Joint statement issued by Apple and Samsung, August 5
Today, Intellectual Ventures announced a global workforce reduction of 19 percent. We are making operational changes that are consistent with this reduction and will enable us to maintain and expand our leadership in the market for invention. Our assets – both people and intellectual property – are among the best in the industry.
Statement issued by Intellectual Ventures, August 19
Signing a royalty bearing licence with a first licensee is an important milestone … It helps other companies to consider with more attention our licensing programme … Litigation is not a strategy by itself, but a tool as part of our licensing process when we consider that our discussion with the other side is not sufficiently constructive … So, yes, we will use litigation as a tool in such a context, but this is not a systematic strategy.
Yann Dietrich, France Brevets’ senior vice president for IT and electronics, commenting on the news that the French sovereign patent fund had brought an end to litigation with LG Electronics after an agreement between the two was reached, September 1
Intellectual Ventures’ (IV) vice president of global licensing, Kenneth Lustig, has left the patent giant. Although IV recently announced a series of staff cuts, with around 130 employees leaving, it’s not clear whether Lustig departed of his own volition. An email to IV elicited a no comment, while at the time of writing Lustig had not returned a call for comment. Prior to focusing on licensing, Lustig was head of strategic acquisitions. Among the highlights of Lustig’s time at IV was his central role in helping to put together the Kodak patent deal in 2012. Before joining IV, he spent more than 11 years at Microsoft.

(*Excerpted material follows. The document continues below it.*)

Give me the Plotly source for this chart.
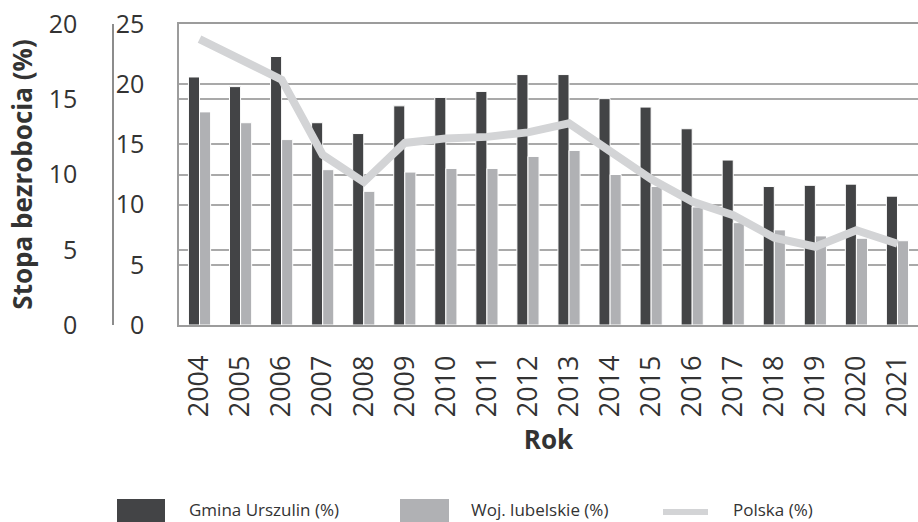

We will mete out stringent punishment to companies, domestic or foreign, that are involved in producing counterfeit or shoddy goods, engaging in fraud and deception, and stealing trade secrets … We will penalise serious intellectual property infringement to the full extent of the law, including by imposing heavy fines so as to make lawbreakers pay insufferable prices.
Chinese premier Li Keqiang speaking at a meeting of the World Economic Forum, Tianjin, September 10
Intel Corporation announced that it has signed a definitive agreement to buy over 1,400 patents and patent applications from an affiliate of The Gores Group, which obtained the patents in the Chapter 11 bankruptcy of Powerwave Technologies. Powerwave was a pioneer in telecommunications infrastructure products, including antennas and base stations. The patents relate to, among other things, telecommunications infrastructure technologies, including tower mounted amplifiers, antenna structures, power amplifier configurations, crest factor reduction and digital pre-distortion circuitry.
Press release issued by Intel, September 10
The Supreme Court’s June ruling on the patentability of software – its first in 33 years – raised as many questions as it answered. One specific software patent went down in flames in the case of Alice v. CLS Bank, but the abstract reasoning of the decision didn’t provide much clarity on which other patents might be in danger … Now a series of decisions from lower courts is starting to bring the ruling’s practical consequences into focus. And the results have been ugly for fans of software patents. By my count there have been 11 court rulings on the patentability of software since the Supreme Court’s decision – including six that were decided this month. Every single one of them has led to the patent being invalidated.